Other disadvantages of the French system are still worse .-- In (the nineteenth) century, an extraordinary event occurs.

Already about the middle of the preceding century, the discoveries of scientists, coordinated by the philosophers, had afforded the sketch in full of a great picture, still in course of execution and advancing towards completion, a picture of the physical and moral universe.

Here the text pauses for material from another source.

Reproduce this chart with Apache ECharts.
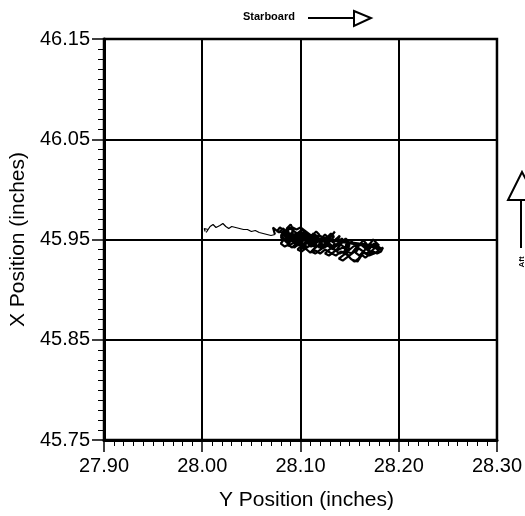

In this sketch the point of sight was fixed, the perspective designed, the various distances marked out, the principal groups drawn, and its outlines were so correct that those who have since continued the work have little to add but to give precision to these and fill them up.[5347] In their hands, from Herschel and Laplace, from Volta, Cuvier, Ampere, Fresnel and Faraday to Darwin and Pasteur, Burnouf, Mommsen and Renan, the blanks on the canvas have been covered, the relief of the figures shown and new features added in the sense of the old ones, thus completing it without changing in any sense the expression of the whole, but, on the contrary, in such a way as to consolidate, strengthen and perfect the master-conception which, purposely or not, had imposed itself on the original painters, all, predecessors and successors, working from nature and constantly inviting a comparison between the painting and the model .-- And, for one hundred years, this picture, so interesting, so magnificent, and the accuracy of which is so well guaranteed, instead of being kept private and seen only by select visitors, as in the eighteenth century, is publicly exposed and daily contemplated by an ever-increasing crowd.

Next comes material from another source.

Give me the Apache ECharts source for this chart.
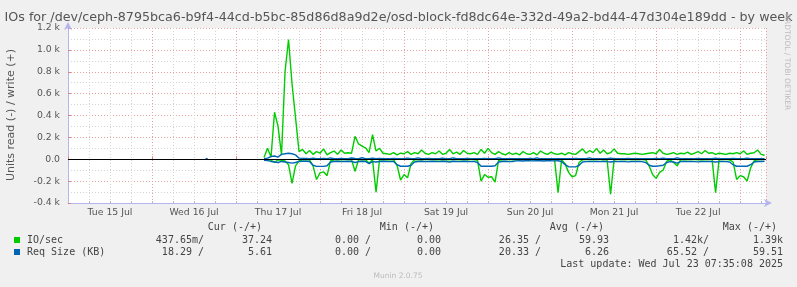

Through the practical application of the same scientific discoveries, owing to increased facilities for travel and intercommunication, to abundance of information, to the multitude and cheapness of books and newspapers, to the diffusion of primary instruction, the number of visitors has increased enormously.[5348] Not only has curiosity been aroused among the workmen in towns, but also with the peasants formerly plodding along in the routine of their daily labor, confined to their circle of six leagues in circumference.

This or that small daily journal treats of divine and human things for a million of subscribers and probably for three millions of readers .-- Of course, out of a hundred visitors, ninety of them are not capable of comprehending the sense of the picture; they give it only a cursory glance; moreover, their eyes are not properly educated for it, and they are unable to grasp masses and seize proportions.